REQUIRED TASK: Only the lines from the one with "Rebuild this diagram" through the one with "(dec1.south) -- node[lab,right]", inclusive, should be echoed exactly; pictures are left out.

INFORMATION SHOWN:

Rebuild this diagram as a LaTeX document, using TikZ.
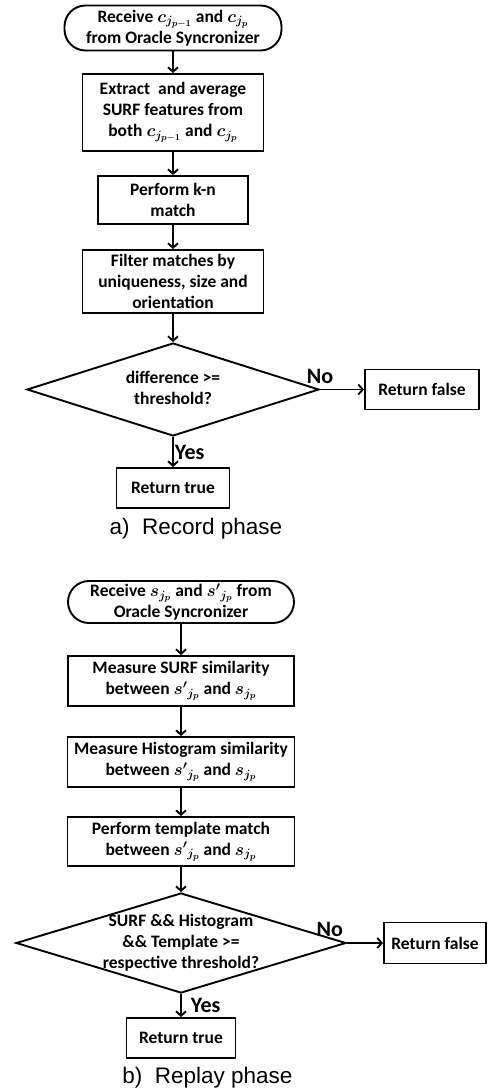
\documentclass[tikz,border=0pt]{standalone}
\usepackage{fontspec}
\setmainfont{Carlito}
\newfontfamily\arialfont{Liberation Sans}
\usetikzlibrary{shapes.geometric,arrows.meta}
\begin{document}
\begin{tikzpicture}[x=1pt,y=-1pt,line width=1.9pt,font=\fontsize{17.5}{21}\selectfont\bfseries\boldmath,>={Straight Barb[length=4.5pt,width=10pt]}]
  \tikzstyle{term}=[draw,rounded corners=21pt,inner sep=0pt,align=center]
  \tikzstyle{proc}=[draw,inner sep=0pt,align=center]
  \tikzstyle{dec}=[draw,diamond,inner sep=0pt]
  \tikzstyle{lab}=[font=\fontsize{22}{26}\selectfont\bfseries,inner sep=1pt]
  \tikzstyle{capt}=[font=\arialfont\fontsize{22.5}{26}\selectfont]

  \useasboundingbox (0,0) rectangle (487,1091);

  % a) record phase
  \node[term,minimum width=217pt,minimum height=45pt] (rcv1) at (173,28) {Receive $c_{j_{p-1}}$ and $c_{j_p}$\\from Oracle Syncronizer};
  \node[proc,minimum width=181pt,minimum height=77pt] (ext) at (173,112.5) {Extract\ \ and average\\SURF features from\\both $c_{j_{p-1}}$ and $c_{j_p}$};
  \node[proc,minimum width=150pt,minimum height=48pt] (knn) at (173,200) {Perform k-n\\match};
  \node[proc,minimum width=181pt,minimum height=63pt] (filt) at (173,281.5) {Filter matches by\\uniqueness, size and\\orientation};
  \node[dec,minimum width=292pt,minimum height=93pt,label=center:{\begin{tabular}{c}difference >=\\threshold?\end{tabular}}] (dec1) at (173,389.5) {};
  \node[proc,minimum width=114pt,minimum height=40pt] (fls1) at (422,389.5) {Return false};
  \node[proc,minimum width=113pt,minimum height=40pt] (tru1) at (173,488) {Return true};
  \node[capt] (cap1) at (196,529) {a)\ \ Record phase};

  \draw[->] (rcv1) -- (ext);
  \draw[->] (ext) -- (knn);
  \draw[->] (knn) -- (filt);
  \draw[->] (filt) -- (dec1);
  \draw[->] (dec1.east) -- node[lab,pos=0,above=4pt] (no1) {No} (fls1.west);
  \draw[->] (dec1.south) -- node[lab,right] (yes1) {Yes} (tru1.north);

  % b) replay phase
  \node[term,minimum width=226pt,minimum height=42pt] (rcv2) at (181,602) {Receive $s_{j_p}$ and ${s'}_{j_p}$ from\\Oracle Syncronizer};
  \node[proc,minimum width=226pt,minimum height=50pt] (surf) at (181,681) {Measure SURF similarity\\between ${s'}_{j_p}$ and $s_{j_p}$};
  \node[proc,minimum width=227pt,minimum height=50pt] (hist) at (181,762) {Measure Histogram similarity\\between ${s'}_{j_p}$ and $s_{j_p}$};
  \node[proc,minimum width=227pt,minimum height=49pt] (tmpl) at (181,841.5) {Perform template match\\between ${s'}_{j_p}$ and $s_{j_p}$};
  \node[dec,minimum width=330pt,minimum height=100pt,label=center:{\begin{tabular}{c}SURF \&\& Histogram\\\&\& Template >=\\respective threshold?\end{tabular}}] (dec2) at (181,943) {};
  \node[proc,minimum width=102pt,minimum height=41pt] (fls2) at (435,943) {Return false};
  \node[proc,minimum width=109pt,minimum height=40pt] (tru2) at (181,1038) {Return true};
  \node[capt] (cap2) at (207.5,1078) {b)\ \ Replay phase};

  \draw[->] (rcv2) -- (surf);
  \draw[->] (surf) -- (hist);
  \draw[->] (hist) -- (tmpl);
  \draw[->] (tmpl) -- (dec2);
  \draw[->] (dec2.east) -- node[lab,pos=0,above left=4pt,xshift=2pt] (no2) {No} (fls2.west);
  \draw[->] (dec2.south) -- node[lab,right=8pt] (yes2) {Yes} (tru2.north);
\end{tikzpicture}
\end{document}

---

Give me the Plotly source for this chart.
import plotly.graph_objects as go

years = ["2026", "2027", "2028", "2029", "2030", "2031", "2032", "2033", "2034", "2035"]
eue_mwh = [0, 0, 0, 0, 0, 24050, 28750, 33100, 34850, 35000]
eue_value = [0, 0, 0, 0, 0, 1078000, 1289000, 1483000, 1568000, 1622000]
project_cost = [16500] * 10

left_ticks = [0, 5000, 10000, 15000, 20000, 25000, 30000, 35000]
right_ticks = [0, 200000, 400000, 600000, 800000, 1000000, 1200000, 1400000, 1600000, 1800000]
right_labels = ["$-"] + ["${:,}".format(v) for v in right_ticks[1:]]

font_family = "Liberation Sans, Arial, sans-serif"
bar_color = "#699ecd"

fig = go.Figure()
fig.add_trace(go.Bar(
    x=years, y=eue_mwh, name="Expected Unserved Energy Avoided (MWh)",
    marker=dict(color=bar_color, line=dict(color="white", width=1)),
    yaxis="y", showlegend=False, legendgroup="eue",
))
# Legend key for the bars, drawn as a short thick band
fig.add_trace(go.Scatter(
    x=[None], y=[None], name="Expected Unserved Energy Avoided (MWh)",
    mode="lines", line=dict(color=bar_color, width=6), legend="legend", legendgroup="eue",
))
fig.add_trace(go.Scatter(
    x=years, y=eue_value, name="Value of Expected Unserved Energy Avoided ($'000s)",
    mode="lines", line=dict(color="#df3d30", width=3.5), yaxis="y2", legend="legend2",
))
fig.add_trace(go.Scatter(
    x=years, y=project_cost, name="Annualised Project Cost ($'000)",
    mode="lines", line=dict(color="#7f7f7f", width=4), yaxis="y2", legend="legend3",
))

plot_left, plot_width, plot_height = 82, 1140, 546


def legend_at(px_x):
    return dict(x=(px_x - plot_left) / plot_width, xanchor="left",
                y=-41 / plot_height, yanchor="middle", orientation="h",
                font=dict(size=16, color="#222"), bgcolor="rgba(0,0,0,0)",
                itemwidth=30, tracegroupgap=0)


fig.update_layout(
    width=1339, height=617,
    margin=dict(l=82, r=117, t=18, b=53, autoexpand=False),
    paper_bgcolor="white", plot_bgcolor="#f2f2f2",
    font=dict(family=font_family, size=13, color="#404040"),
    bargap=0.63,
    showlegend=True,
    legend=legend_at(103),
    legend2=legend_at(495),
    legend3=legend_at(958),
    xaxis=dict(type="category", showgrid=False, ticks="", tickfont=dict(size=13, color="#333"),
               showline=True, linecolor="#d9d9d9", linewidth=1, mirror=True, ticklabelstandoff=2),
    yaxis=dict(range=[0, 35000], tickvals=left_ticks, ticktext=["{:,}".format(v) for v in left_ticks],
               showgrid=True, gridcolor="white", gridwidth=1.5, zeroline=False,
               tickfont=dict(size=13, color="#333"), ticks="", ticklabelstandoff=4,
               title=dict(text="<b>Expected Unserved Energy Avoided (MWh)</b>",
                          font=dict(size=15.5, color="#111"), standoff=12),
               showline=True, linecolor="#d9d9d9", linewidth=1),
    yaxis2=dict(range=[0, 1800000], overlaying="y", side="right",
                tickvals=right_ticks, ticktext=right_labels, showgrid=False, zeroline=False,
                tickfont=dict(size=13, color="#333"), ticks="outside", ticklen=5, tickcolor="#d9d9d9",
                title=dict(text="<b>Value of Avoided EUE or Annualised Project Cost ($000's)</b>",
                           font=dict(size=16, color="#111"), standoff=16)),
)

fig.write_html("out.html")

FULL OUTPUT:
Rebuild this diagram as a LaTeX document, using TikZ.
\documentclass[tikz,border=0pt]{standalone}
\usepackage{fontspec}
\setmainfont{Carlito}
\newfontfamily\arialfont{Liberation Sans}
\usetikzlibrary{shapes.geometric,arrows.meta}
\begin{document}
\begin{tikzpicture}[x=1pt,y=-1pt,line width=1.9pt,font=\fontsize{17.5}{21}\selectfont\bfseries\boldmath,>={Straight Barb[length=4.5pt,width=10pt]}]
  \tikzstyle{term}=[draw,rounded corners=21pt,inner sep=0pt,align=center]
  \tikzstyle{proc}=[draw,inner sep=0pt,align=center]
  \tikzstyle{dec}=[draw,diamond,inner sep=0pt]
  \tikzstyle{lab}=[font=\fontsize{22}{26}\selectfont\bfseries,inner sep=1pt]
  \tikzstyle{capt}=[font=\arialfont\fontsize{22.5}{26}\selectfont]

  \useasboundingbox (0,0) rectangle (487,1091);

  % a) record phase
  \node[term,minimum width=217pt,minimum height=45pt] (rcv1) at (173,28) {Receive $c_{j_{p-1}}$ and $c_{j_p}$\\from Oracle Syncronizer};
  \node[proc,minimum width=181pt,minimum height=77pt] (ext) at (173,112.5) {Extract\ \ and average\\SURF features from\\both $c_{j_{p-1}}$ and $c_{j_p}$};
  \node[proc,minimum width=150pt,minimum height=48pt] (knn) at (173,200) {Perform k-n\\match};
  \node[proc,minimum width=181pt,minimum height=63pt] (filt) at (173,281.5) {Filter matches by\\uniqueness, size and\\orientation};
  \node[dec,minimum width=292pt,minimum height=93pt,label=center:{\begin{tabular}{c}difference >=\\threshold?\end{tabular}}] (dec1) at (173,389.5) {};
  \node[proc,minimum width=114pt,minimum height=40pt] (fls1) at (422,389.5) {Return false};
  \node[proc,minimum width=113pt,minimum height=40pt] (tru1) at (173,488) {Return true};
  \node[capt] (cap1) at (196,529) {a)\ \ Record phase};

  \draw[->] (rcv1) -- (ext);
  \draw[->] (ext) -- (knn);
  \draw[->] (knn) -- (filt);
  \draw[->] (filt) -- (dec1);
  \draw[->] (dec1.east) -- node[lab,pos=0,above=4pt] (no1) {No} (fls1.west);
  \draw[->] (dec1.south) -- node[lab,right] (yes1) {Yes} (tru1.north);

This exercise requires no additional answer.